# EXERCISE TASK
Omit any picture, and return the remaining data exactly as written.
____ SOURCE EXCERPT
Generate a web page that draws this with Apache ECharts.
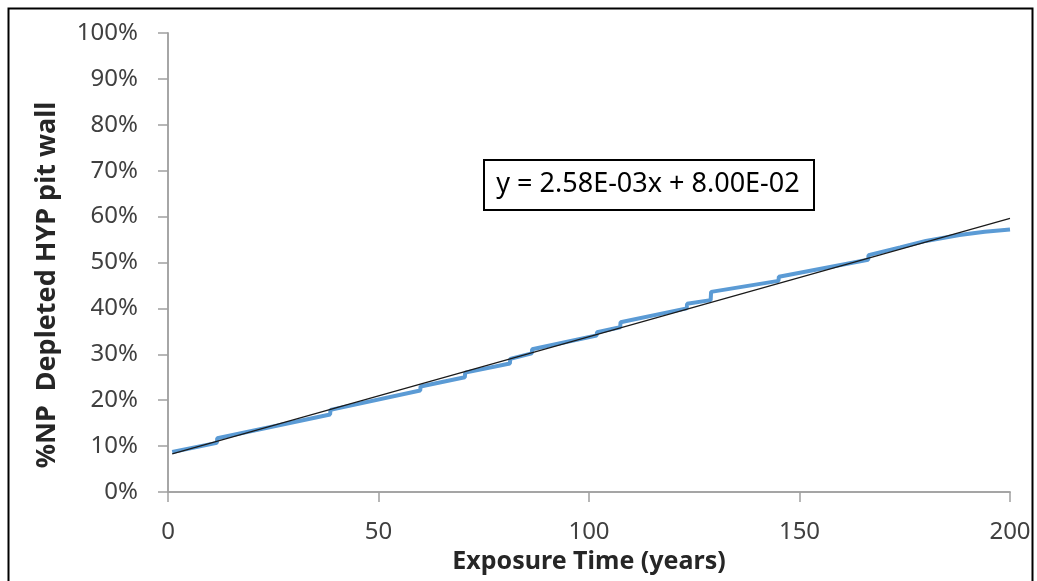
<!DOCTYPE html>
<html>
<head>
<meta charset="utf-8">
<script src="https://cdn.jsdelivr.net/npm/echarts@6/dist/echarts.min.js"></script>
<style>
html,body{margin:0;padding:0;background:#fff;}
#chart{width:1037px;height:581px;}
</style>
</head>
<body>
<div id="chart"></div>
<script>
// Exposure time (years) for the modelled series
const exposureYears = [1, 11.6, 11.7, 38.5, 38.6, 59.9, 60.0, 70.5, 70.6, 81.2, 81.3, 86.4, 86.5, 101.8, 101.9, 107.4, 107.5, 123.2, 123.3, 128.9, 129.0, 145.0, 145.1, 166.3, 166.4, 173.9, 180, 188, 194, 200];
// % NP depleted (percent)
const npDepleted = [8.7, 10.7, 11.7, 16.9, 17.9, 22.1, 23.0, 25.0, 26.0, 28.0, 29.0, 30.2, 31.1, 34.1, 34.8, 35.9, 37.0, 40.0, 41.0, 41.8, 43.6, 46.0, 46.9, 50.6, 51.6, 53.3, 54.7, 56.0, 56.7, 57.2];
// Linear trendline end points
const trendYears = [1, 200];
const trendValues = [8.3, 59.6];
const equationText = 'y = 2.58E-03x + 8.00E-02';
const xTitle = 'Exposure Time (years)';
const yTitle = '%NP  Depleted HYP pit wall';

const seriesData = exposureYears.map((x, i) => [x, npDepleted[i]]);
const trendData = trendYears.map((x, i) => [x, trendValues[i]]);

const chart = echarts.init(document.getElementById('chart'), null, {renderer: 'canvas'});
const axisColor = '#a0a0a0';
const labelColor = '#404040';
const FONT = '"Noto Sans", "DejaVu Sans", sans-serif';

chart.setOption({
  animation: false,
  backgroundColor: '#fff',
  grid: {left: 168, right: 27, top: 33, bottom: 89, containLabel: false},
  xAxis: [{
    type: 'value', min: 0, max: 200, interval: 50,
    name: xTitle, nameLocation: 'middle', nameGap: 45,
    nameTextStyle: {fontFamily: FONT, fontSize: 25, fontWeight: 'bold', color: '#262626'},
    axisLine: {show: true, lineStyle: {color: axisColor, width: 1.5}},
    axisTick: {show: true, inside: false, length: 10, lineStyle: {color: axisColor, width: 1.5}},
    axisLabel: {fontFamily: FONT, fontSize: 24, color: labelColor, margin: 28},
    splitLine: {show: false}
  }, {
    type: 'value', min: 0, max: 200, interval: 50, position: 'top',
    axisLine: {show: true, lineStyle: {color: axisColor, width: 1.5}},
    axisTick: {show: false},
    axisLabel: {show: false},
    splitLine: {show: false}
  }],
  yAxis: [{
    type: 'value', min: 0, max: 100, interval: 10,
    axisLine: {show: true, lineStyle: {color: axisColor, width: 1.5}},
    axisTick: {show: true, inside: false, length: 10, lineStyle: {color: axisColor, width: 1.5}},
    axisLabel: {fontFamily: FONT, fontSize: 24, color: labelColor, margin: 30, formatter: v => v + '%'},
    splitLine: {show: false}
  }, {
    type: 'value', min: 0, max: 100, interval: 10, position: 'right',
    axisLine: {show: true, lineStyle: {color: axisColor, width: 1.5}},
    axisTick: {show: true, inside: true, length: 8, lineStyle: {color: axisColor, width: 1.5}},
    axisLabel: {show: false},
    splitLine: {show: false}
  }],
  series: [{
    type: 'line', data: seriesData, showSymbol: false, symbol: 'none',
    lineStyle: {color: '#5B9BD5', width: 4},
    z: 2
  }, {
    type: 'line', data: trendData, showSymbol: false, symbol: 'none',
    lineStyle: {color: '#1a1a1a', width: 1.2},
    z: 3
  }],
  graphic: [{
    type: 'rect', left: 6, top: 6, z: 100, silent: true,
    shape: {width: 1024, height: 620},
    style: {fill: 'none', stroke: '#000', lineWidth: 2}
  }, {
    type: 'text', z: 101, x: 47, y: 285, rotation: Math.PI / 2,
    style: {text: yTitle, fontFamily: FONT, fontSize: 27, fontWeight: 'bold', fill: '#262626', align: 'center', verticalAlign: 'middle'}
  }, {
    type: 'rect', left: 483, top: 159, z: 100,
    shape: {width: 330, height: 50},
    style: {fill: '#fff', stroke: '#000', lineWidth: 2}
  }, {
    type: 'text', z: 101,
    x: 648, y: 184,
    style: {text: equationText, fontFamily: FONT, fontSize: 27, fill: '#000', align: 'center', verticalAlign: 'middle'}
  }]
});
</script>
</body>
</html>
________
# FINISHED ANSWER
Generate a web page that draws this with Apache ECharts.
<!DOCTYPE html>
<html>
<head>
<meta charset="utf-8">
<script src="https://cdn.jsdelivr.net/npm/echarts@6/dist/echarts.min.js"></script>
<style>
html,body{margin:0;padding:0;background:#fff;}
#chart{width:1037px;height:581px;}
</style>
</head>
<body>
<div id="chart"></div>
<script>
// Exposure time (years) for the modelled series
const exposureYears = [1, 11.6, 11.7, 38.5, 38.6, 59.9, 60.0, 70.5, 70.6, 81.2, 81.3, 86.4, 86.5, 101.8, 101.9, 107.4, 107.5, 123.2, 123.3, 128.9, 129.0, 145.0, 145.1, 166.3, 166.4, 173.9, 180, 188, 194, 200];
// % NP depleted (percent)
const npDepleted = [8.7, 10.7, 11.7, 16.9, 17.9, 22.1, 23.0, 25.0, 26.0, 28.0, 29.0, 30.2, 31.1, 34.1, 34.8, 35.9, 37.0, 40.0, 41.0, 41.8, 43.6, 46.0, 46.9, 50.6, 51.6, 53.3, 54.7, 56.0, 56.7, 57.2];
// Linear trendline end points
const trendYears = [1, 200];
const trendValues = [8.3, 59.6];
const equationText = 'y = 2.58E-03x + 8.00E-02';
const xTitle = 'Exposure Time (years)';
const yTitle = '%NP  Depleted HYP pit wall';

const seriesData = exposureYears.map((x, i) => [x, npDepleted[i]]);
const trendData = trendYears.map((x, i) => [x, trendValues[i]]);

const chart = echarts.init(document.getElementById('chart'), null, {renderer: 'canvas'});
const axisColor = '#a0a0a0';
const labelColor = '#404040';
const FONT = '"Noto Sans", "DejaVu Sans", sans-serif';

chart.setOption({
  animation: false,
  backgroundColor: '#fff',
  grid: {left: 168, right: 27, top: 33, bottom: 89, containLabel: false},
  xAxis: [{
    type: 'value', min: 0, max: 200, interval: 50,
    name: xTitle, nameLocation: 'middle', nameGap: 45,
    nameTextStyle: {fontFamily: FONT, fontSize: 25, fontWeight: 'bold', color: '#262626'},
    axisLine: {show: true, lineStyle: {color: axisColor, width: 1.5}},
    axisTick: {show: true, inside: false, length: 10, lineStyle: {color: axisColor, width: 1.5}},
    axisLabel: {fontFamily: FONT, fontSize: 24, color: labelColor, margin: 28},
    splitLine: {show: false}
  }, {
    type: 'value', min: 0, max: 200, interval: 50, position: 'top',
    axisLine: {show: true, lineStyle: {color: axisColor, width: 1.5}},
    axisTick: {show: false},
    axisLabel: {show: false},
    splitLine: {show: false}
  }],
  yAxis: [{
    type: 'value', min: 0, max: 100, interval: 10,
    axisLine: {show: true, lineStyle: {color: axisColor, width: 1.5}},
    axisTick: {show: true, inside: false, length: 10, lineStyle: {color: axisColor, width: 1.5}},
    axisLabel: {fontFamily: FONT, fontSize: 24, color: labelColor, margin: 30, formatter: v => v + '%'},
    splitLine: {show: false}
  }, {
    type: 'value', min: 0, max: 100, interval: 10, position: 'right',
    axisLine: {show: true, lineStyle: {color: axisColor, width: 1.5}},
    axisTick: {show: true, inside: true, length: 8, lineStyle: {color: axisColor, width: 1.5}},
    axisLabel: {show: false},
    splitLine: {show: false}
  }],
  series: [{
    type: 'line', data: seriesData, showSymbol: false, symbol: 'none',
    lineStyle: {color: '#5B9BD5', width: 4},
    z: 2
  }, {
    type: 'line', data: trendData, showSymbol: false, symbol: 'none',
    lineStyle: {color: '#1a1a1a', width: 1.2},
    z: 3
  }],
  graphic: [{
    type: 'rect', left: 6, top: 6, z: 100, silent: true,
    shape: {width: 1024, height: 620},
    style: {fill: 'none', stroke: '#000', lineWidth: 2}
  }, {
    type: 'text', z: 101, x: 47, y: 285, rotation: Math.PI / 2,
    style: {text: yTitle, fontFamily: FONT, fontSize: 27, fontWeight: 'bold', fill: '#262626', align: 'center', verticalAlign: 'middle'}
  }, {
    type: 'rect', left: 483, top: 159, z: 100,
    shape: {width: 330, height: 50},
    style: {fill: '#fff', stroke: '#000', lineWidth: 2}
  }, {
    type: 'text', z: 101,
    x: 648, y: 184,
    style: {text: equationText, fontFamily: FONT, fontSize: 27, fill: '#000', align: 'center', verticalAlign: 'middle'}
  }]
});
</script>
</body>
</html>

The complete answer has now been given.